Wednesday, May 06, 2009

The Women of Kenya Have Launches a Sex Strike-Read From The Kitchen Table

You and I are both deep into the end of the semester's responsibilities...our actual day jobs that pay the bills. But I have to come up for air and just talk a little about our sisters in Kenya, particularly the women of the G10, a Kenyan national women's movement. This coalition of various grassroots organizations in Kenya is driven by a mission to empower women in politics, by giving voice to women's social and economic concerns and redefining what "political space" means in Kenya. And our dear sisters have just ended a 7 day long boycott that began on April 29th: it was a sex strike.

To protest the politics of their bickering leaders, to compel them to do something instead of just arguing, a group of women in Kenya (including the wife of the prime minister, Ida Odinga) withheld sex from their husbands as an act of protest. By striking, these women resolved to draw attention to brutal national politics, stalled government reforms, sexual violence, and other causes. In addition to boycotting sex for a week, the women of the G10 also offered to pay local prostitutes to refrain from having sex with the local men. The women in these grassroots organization have made it clear that this sex strike is not about punishing men, but about getting them to focus on the political and economic issues at stake, as well for these men to take seriously women's agency and political power.


Now Melissa, you know that there are many places I could potentially go with this information (we have got to have lunch next week), but let me offer these thoughts: sex strikes are nothing new. Women, individually, have used this as a negotiating tactic since the beginning of time. But is it different when a collective group of women use a sex strike as a particular means of bargaining? Does this action symbolically reduce women to sex objects? Or does it reveal that women have a collective strength in a very particular form of female power? Why is it the assumption that it is the men who suffer because sex is being withheld?
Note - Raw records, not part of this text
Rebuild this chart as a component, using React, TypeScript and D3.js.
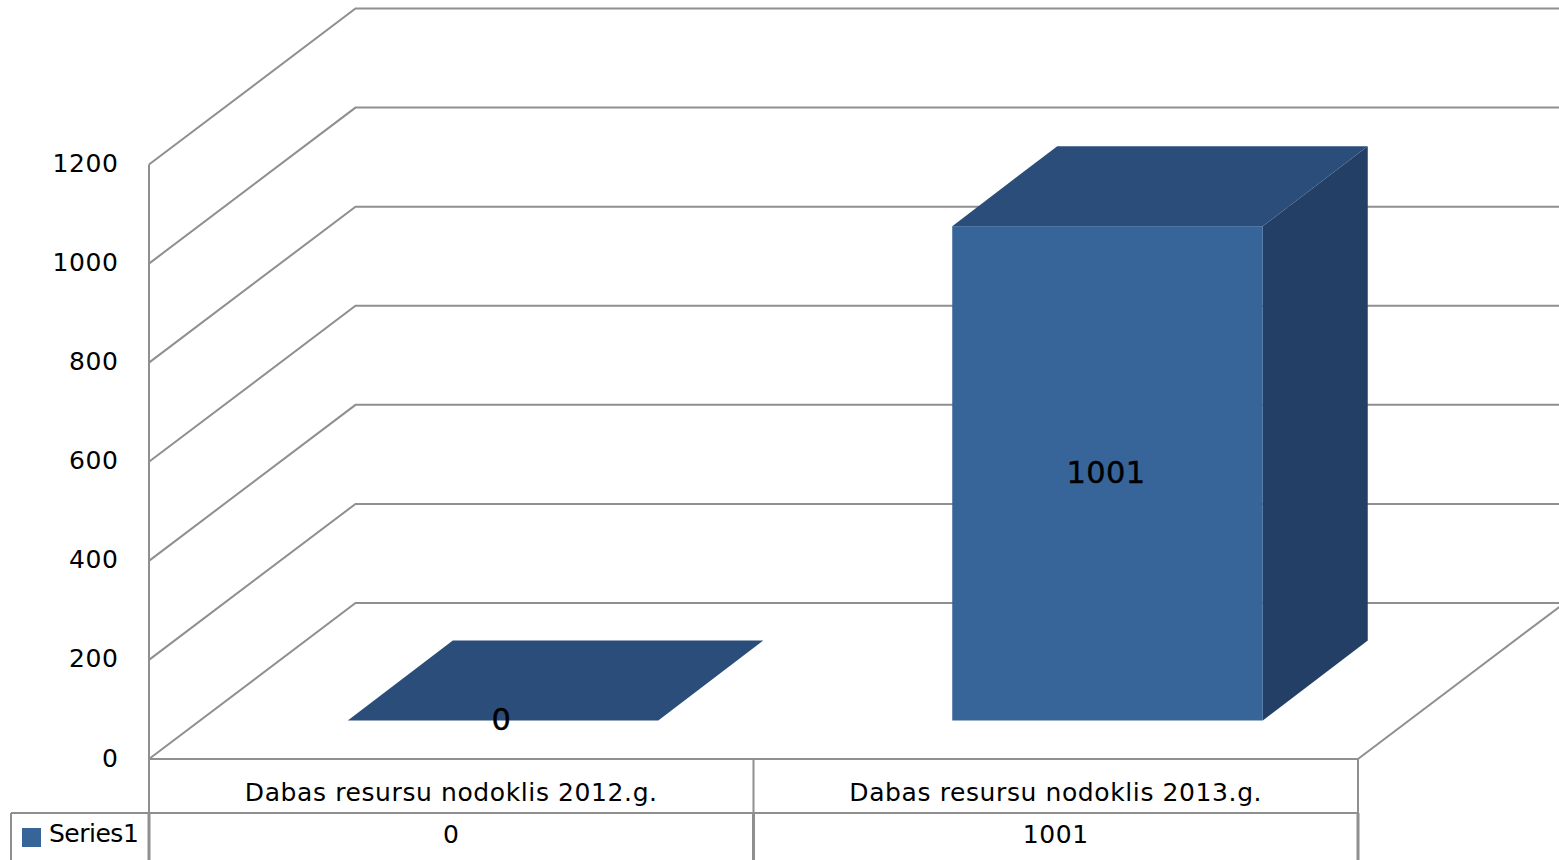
import React from "react";
import * as d3 from "d3";

const categories = ["Dabas resursu nodoklis 2012.g.", "Dabas resursu nodoklis 2013.g."];
const seriesName = "Series1";
const seriesValues = [0, 1001];
const yTicks = [0, 200, 400, 600, 800, 1000, 1200];

const W = 1559;
const H = 860;
const FONT = "'DejaVu Sans', sans-serif";
const GRID = "#8f8f8f";
const FRONT = "#376499";
const TOP = "#2b4d7a";
const SIDE = "#243f66";

// oblique offset of the back wall, and of the bar depth
const wallDx = 206.5;
const wallDy = -156;
const barDx = 105;
const barDy = -80;

const x = d3.scaleBand<string>().domain(categories).range([149, 1358]);
const y = d3.scaleLinear().domain([0, 1200]).range([759, 164.5]);
// bars stand on a floor line nearer the back wall
const barY = d3.scaleLinear().domain([0, 1200]).range([720.5, 127.9]);
const barW = 310.5;
const barShift = 51.75;

const poly = (pts: [number, number][]) => d3.line()(pts) + "Z";

export default function App() {
  const xLeft = x.range()[0];
  const xRight = x.range()[1];
  const y0 = y(0);
  const rowY = 813;

  return (
    <svg
      width={W}
      height={H}
      viewBox={`0 0 ${W} ${H}`}
      style={{ position: "absolute", left: 0, top: 0, background: "#fff" }}
      fontFamily={FONT}
    >
      {/* walls */}
      <g fill="none" stroke={GRID} strokeWidth={2}>
        {yTicks.map((t) => (
          <path
            key={t}
            d={
              d3.line()([
                [xLeft, y(t)],
                [xLeft + wallDx, y(t) + wallDy],
                [xRight + wallDx, y(t) + wallDy],
              ]) as string
            }
          />
        ))}
        <line x1={xLeft} x2={xLeft} y1={y(1200)} y2={rowY} />
        <line x1={xRight} x2={xRight + wallDx} y1={y0} y2={y0 + wallDy} />
      </g>

      {/* bars */}
      {categories.map((c, i) => {
        const cx = (x(c) as number) + x.bandwidth() / 2 + barShift;
        const l = cx - barW / 2;
        const r = cx + barW / 2;
        const b = barY(0);
        const t = barY(seriesValues[i]);
        return (
          <g key={c}>
            <path
              d={poly([
                [r, t],
                [r + barDx, t + barDy],
                [r + barDx, b + barDy],
                [r, b],
              ])}
              fill={SIDE}
            />
            <path
              d={poly([
                [l, t],
                [l + barDx, t + barDy],
                [r + barDx, t + barDy],
                [r, t],
              ])}
              fill={TOP}
            />
            <rect x={l} y={t} width={barW} height={b - t} fill={FRONT} />
            <text
              x={cx - 1.5}
              y={(b + t) / 2 + 9.5}
              textAnchor="middle"
              fontSize={30.5}
              letterSpacing={0.4}
              stroke="#000"
              strokeWidth={0.4}
              fill="#000"
            >
              {seriesValues[i]}
            </text>
          </g>
        );
      })}

      {/* y axis labels */}
      <g fontSize={25} letterSpacing={0.6} textAnchor="end" fill="#000">
        {yTicks.map((t) => (
          <text key={t} x={118.5} y={y(t) + 7.5}>
            {t}
          </text>
        ))}
      </g>

      {/* data table */}
      <g fill="none" stroke={GRID} strokeWidth={2}>
        <line x1={xLeft} x2={xRight} y1={y0} y2={y0} />
        <line x1={11} x2={xRight} y1={rowY} y2={rowY} />
        <line x1={11} x2={11} y1={rowY} y2={H} />
        {categories.map((c) => (
          <line key={c} x1={x(c)} x2={x(c)} y1={y0} y2={rowY} />
        ))}
        <line x1={xRight} x2={xRight} y1={y0} y2={rowY} />
      </g>
      {/* lower table row has the heavier rules */}
      <g fill="none" stroke={GRID} strokeWidth={3}>
        {categories.map((c) => (
          <line key={c} x1={x(c)} x2={x(c)} y1={rowY} y2={H} />
        ))}
        <line x1={xRight} x2={xRight} y1={rowY} y2={H} />
      </g>
      <g fontSize={25} letterSpacing={0.6} textAnchor="middle" fill="#000">
        {categories.map((c, i) => {
          const cx = (x(c) as number) + x.bandwidth() / 2;
          return (
            <g key={c}>
              <text x={cx} y={800.5}>
                {c}
              </text>
              <text x={cx} y={842.5}>
                {seriesValues[i]}
              </text>
            </g>
          );
        })}
      </g>
      <rect x={22} y={828} width={19} height={19} fill={FRONT} />
      <text x={49} y={841.5} fontSize={25} letterSpacing={-0.5} fill="#000">
        {seriesName}
      </text>
    </svg>
  );
}
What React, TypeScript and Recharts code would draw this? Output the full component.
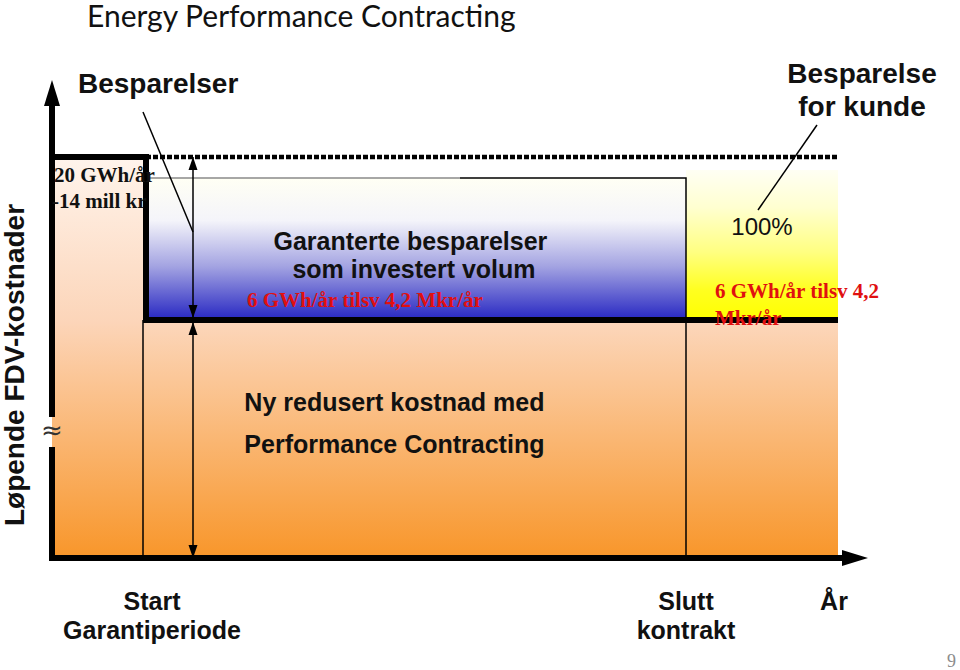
import React from "react";
import { ComposedChart, XAxis, YAxis, Line, Scatter, ReferenceArea } from "recharts";

// ---------- data (chart units: x = time axis 0..105, y = cost 0..100) ----------
const tickValues = [12.5, 79.25, 97.75];
const tickLabels = [["Start", "Garantiperiode"], ["Slutt", "kontrakt"], ["År"]];

const periodX = [0, 11.75, 79.25, 98.25]; // axis, start guarantee, end contract, horizon
const costY = [80.2, 47.6]; // cost before / after
const guaranteedTop = 76;
const customerTop = 77.6;

const costStep = [
  { x: 0, y: 80.2 },
  { x: 11.75, y: 80.2 },
  { x: 11.75, y: 47.6 },
  { x: 98.25, y: 47.6 },
];
const oldLevel = [
  { x: 11.75, y: 80.2 },
  { x: 98.25, y: 80.2 },
];
const guaranteeFrameGray = [
  { x: 11.75, y: 76 },
  { x: 51, y: 76 },
];
const guaranteeFrameBlack = [
  { x: 51, y: 76 },
  { x: 79.25, y: 76 },
  { x: 79.25, y: 0 },
];
const startMarker = [
  { x: 11.375, y: 47.6 },
  { x: 11.375, y: 0 },
];
const savingsSpan = [
  { x: 17.625, y: 80.2 },
  { x: 17.625, y: 48 },
];
const remainingSpan = [
  { x: 17.625, y: 47.2 },
  { x: 17.625, y: 0 },
];
const yAxisLower = [
  { x: 0, y: 0 },
  { x: 0, y: 21.6 },
];
const yAxisUpper = [
  { x: 0, y: 28.2 },
  { x: 0, y: 91 },
];
const xAxisLine = [
  { x: 0, y: 0 },
  { x: 99, y: 0 },
];
const leaderSavings = [
  { x: 11.375, y: 89.2 },
  { x: 17.625, y: 65.2 },
];
const leaderCustomer = [
  { x: 95.625, y: 86.6 },
  { x: 88.25, y: 69.6 },
];

const axisHeads = [
  { x: 0, y: 95.6, dir: "up" },
  { x: 102, y: 0, dir: "right" },
];
const spanHeads = [
  { x: 17.625, y: 80.2, dir: "up" },
  { x: 17.625, y: 48, dir: "down" },
  { x: 17.625, y: 47.2, dir: "up" },
  { x: 17.625, y: 0, dir: "down" },
];

const headingNotes = [
  { x: 3.25, y: 93, text: "Besparelser", anchor: "start" },
  { x: 101.25, y: 95, text: "Besparelse", anchor: "middle" },
  { x: 101.25, y: 88.4, text: "for kunde", anchor: "middle" },
];
const boxNotes = [
  { x: 44.8, y: 61.6, text: "Garanterte besparelser" },
  { x: 45.25, y: 56, text: "som investert volum" },
  { x: 42.8, y: 29.4, text: "Ny redusert kostnad med" },
  { x: 42.8, y: 21, text: "Performance Contracting" },
];
const percentNotes = [{ x: 88.75, y: 64.6, text: "100%" }];
const redNotes = [
  { x: 24.375, y: 50.2, text: "6 GWh/år tilsv 4,2 Mkr/år" },
  { x: 82.875, y: 52, text: "6 GWh/år tilsv 4,2" },
  { x: 82.875, y: 46.6, text: "Mkr/år" },
];
const baseNotes = [
  { x: 0.25, y: 75.2, text: "20 GWh/år" },
  { x: 0, y: 70, text: "-14 mill kr" },
];
const breakNotes = [{ x: 0, y: 23.8, text: "≈" }];

const titleText = "Energy Performance Contracting";
const pageNumber = "9";

// ---------- rendering helpers ----------
const SANS = "'Liberation Sans', Arial, sans-serif";
const SERIF = "'Liberation Serif', 'Times New Roman', serif";

const head = (len: number, half: number) => (p: any) => {
  const { cx, cy, payload } = p;
  let pts = "";
  if (payload.dir === "up") pts = `${cx},${cy} ${cx - half},${cy + len} ${cx + half},${cy + len}`;
  if (payload.dir === "down") pts = `${cx},${cy} ${cx - half},${cy - len} ${cx + half},${cy - len}`;
  if (payload.dir === "right") pts = `${cx},${cy} ${cx - len},${cy - half} ${cx - len},${cy + half}`;
  return <polygon points={pts} fill="#000" />;
};

const textShape = (style: any, anchor = "start") => (p: any) => {
  const { cx, cy, payload } = p;
  return (
    <text x={cx} y={cy} textAnchor={payload.anchor || anchor} {...style}>
      {payload.text}
    </text>
  );
};

const XTick = (props: any) => {
  const { x, y, payload } = props;
  const idx = tickValues.indexOf(payload.value);
  const lines = tickLabels[idx] || [];
  return (
    <g>
      {lines.map((t, i) => (
        <text
          key={i}
          x={x}
          y={y + 52 + i * 29}
          textAnchor="middle"
          fontFamily={SANS}
          fontWeight="bold"
          fontSize={25}
          fill="#111"
        >
          {t}
        </text>
      ))}
    </g>
  );
};

const YLabel = (props: any) => {
  const vb = props.viewBox || { x: 0, y: 58, width: 52, height: 500 };
  const cx = vb.x + 24;
  const cy = vb.y + vb.height * 0.614;
  return (
    <text
      transform={`translate(${cx},${cy}) rotate(-90)`}
      textAnchor="middle"
      fontFamily={SANS}
      fontWeight="bold"
      fontSize={28}
      fill="#111"
    >
      Løpende FDV-kostnader
    </text>
  );
};

const seg = (data: any[], stroke: string, width: number, extra: any = {}) => (
  <Line
    data={data}
    dataKey="y"
    type="linear"
    stroke={stroke}
    strokeWidth={width}
    dot={false}
    activeDot={false}
    isAnimationActive={false}
    legendType="none"
    {...extra}
  />
);

export default function App() {
  return (
    <div style={{ position: "absolute", left: 0, top: 0, width: 960, height: 670, background: "#fff" }}>
      <svg width={960} height={670} style={{ position: "absolute", left: 0, top: 0 }}>
        <text x={87} y={27} fontFamily="Lato, 'Open Sans', sans-serif" fontSize={30} fill="#111">
          {titleText}
        </text>
        <text x={947} y={667} fontFamily={SERIF} fontSize={18} fill="#8c8c8c">
          {pageNumber}
        </text>
      </svg>
      <div style={{ position: "absolute", left: 0, top: 0 }}>
        <ComposedChart width={960} height={670} margin={{ top: 58, right: 68, bottom: 0, left: 0 }}>
          <defs>
            <linearGradient id="gPeach" x1="0" y1="0" x2="0" y2="1">
              <stop offset="0" stopColor="#fff4ec" />
              <stop offset="0.41" stopColor="#fcd5b9" />
              <stop offset="1" stopColor="#f8962a" />
            </linearGradient>
            <linearGradient id="gOrange" x1="0" y1="0" x2="0" y2="1">
              <stop offset="0" stopColor="#fcd7bc" />
              <stop offset="1" stopColor="#f8962a" />
            </linearGradient>
            <linearGradient id="gBlue" x1="0" y1="0" x2="0" y2="1">
              <stop offset="0" stopColor="#fffff4" />
              <stop offset="0.3" stopColor="#f4f4fa" />
              <stop offset="0.62" stopColor="#a4a4e2" />
              <stop offset="1" stopColor="#2626c2" />
            </linearGradient>
            <linearGradient id="gYellow" x1="0" y1="0" x2="0" y2="1">
              <stop offset="0" stopColor="#fffff4" />
              <stop offset="0.25" stopColor="#ffffd0" />
              <stop offset="0.55" stopColor="#ffff80" />
              <stop offset="0.8" stopColor="#ffff20" />
              <stop offset="1" stopColor="#ffff00" />
            </linearGradient>
          </defs>
          <XAxis
            type="number"
            dataKey="x"
            domain={[0, 105]}
            ticks={tickValues}
            interval={0}
            tick={<XTick />}
            axisLine={false}
            tickLine={false}
            tickSize={0}
            tickMargin={0}
            height={112}
          />
          <YAxis
            type="number"
            dataKey="y"
            domain={[0, 100]}
            width={52}
            tick={false}
            axisLine={false}
            tickLine={false}
            label={<YLabel />}
          />
          <ReferenceArea x1={periodX[0]} x2={periodX[1]} y1={0} y2={costY[0]} fill="url(#gPeach)" fillOpacity={1} stroke="none" />
          <ReferenceArea x1={periodX[1]} x2={periodX[3]} y1={0} y2={costY[1]} fill="url(#gOrange)" fillOpacity={1} stroke="none" />
          <ReferenceArea x1={periodX[1]} x2={periodX[2]} y1={costY[1]} y2={guaranteedTop} fill="url(#gBlue)" fillOpacity={1} stroke="none" />
          <ReferenceArea x1={periodX[2]} x2={periodX[3]} y1={costY[1]} y2={customerTop} fill="url(#gYellow)" fillOpacity={1} stroke="none" />

          {seg(guaranteeFrameGray, "#8a8a8a", 1.5)}
          {seg(guaranteeFrameBlack, "#000", 1.5)}
          {seg(startMarker, "#000", 1.5)}
          {seg(savingsSpan, "#000", 1.5)}
          {seg(remainingSpan, "#000", 1.5)}
          {seg(leaderSavings, "#000", 1.5)}
          {seg(leaderCustomer, "#000", 1.5)}
          {seg(oldLevel, "#000", 4.5, { strokeDasharray: "5 2" })}
          {seg(costStep, "#000", 6)}
          {seg(yAxisLower, "#000", 6, { strokeLinecap: "square" })}
          {seg(yAxisUpper, "#000", 6)}
          {seg(xAxisLine, "#000", 6, { strokeLinecap: "square" })}

          <Scatter data={axisHeads} shape={head(26, 8)} isAnimationActive={false} legendType="none" />
          <Scatter data={spanHeads} shape={head(13, 4.5)} isAnimationActive={false} legendType="none" />

          <Scatter
            data={headingNotes}
            shape={textShape({ fontFamily: SANS, fontWeight: "bold", fontSize: 28, fill: "#111" })}
            isAnimationActive={false}
            legendType="none"
          />
          <Scatter
            data={boxNotes}
            shape={textShape({ fontFamily: SANS, fontWeight: "bold", fontSize: 25, fill: "#111" }, "middle")}
            isAnimationActive={false}
            legendType="none"
          />
          <Scatter
            data={percentNotes}
            shape={textShape({ fontFamily: SANS, fontSize: 24, fill: "#111" }, "middle")}
            isAnimationActive={false}
            legendType="none"
          />
          <Scatter
            data={redNotes}
            shape={textShape({ fontFamily: SERIF, fontWeight: "bold", fontSize: 21, fill: "#e01010" })}
            isAnimationActive={false}
            legendType="none"
          />
          <Scatter
            data={baseNotes}
            shape={textShape({ fontFamily: SERIF, fontWeight: "bold", fontSize: 21, fill: "#111" })}
            isAnimationActive={false}
            legendType="none"
          />
          <Scatter
            data={breakNotes}
            shape={textShape({ fontFamily: "'DejaVu Sans', sans-serif", fontSize: 26, fill: "#333" }, "middle")}
            isAnimationActive={false}
            legendType="none"
          />
        </ComposedChart>
      </div>
    </div>
  );
}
Or are we forced to think about the differences between male and female sexual control (i.e. Eliot Spitzer or Kwame Kilpatrick)? Can a sex boycott be an effective means of non-violence resistance, especially for a protest that is, in part, about the prevalence of sexual violence? Can sex change the political landscape of any country?

Melissa, when I first read this story, I had to laugh. I wanted to tell my Kenyan sisters, "good luck with that," while shaking my head in disbelief that a week-long sex boycott would accomplish anything of note. But over the past few days, I'm thinking about the broader implications. Sex, sexuality, sexual orientation, gender, and romantic relationships find their way into the political process all the time. Sexual activity has humbled many and has literally changed the course of government and politics (think former president Bill Clinton). In today's news, Elizabeth Edwards is publicly bemoaning her husband's affair while he was on the campaign trail, and the Italian Prime Minister, Silvio Berlusconi, is calling for a public apology from his wife who has accused him of having an affair.

So while I am still skeptical about a sex strike, no one can deny the power of sex in its potential to change the political landscape around us. I'm thinking about how our Kenyan sisters are using all the tools in their arsenal to draw attention the issues of violence and poverty and hunger - issues that dispropotionately affect women. And I feel a powerful solidarity with their causes. So I'd love to hear from our Kitchen Table readers: can a sex strike potentially change the political climate of a particular community? Can collective abstinence work where personal indulgence has failed?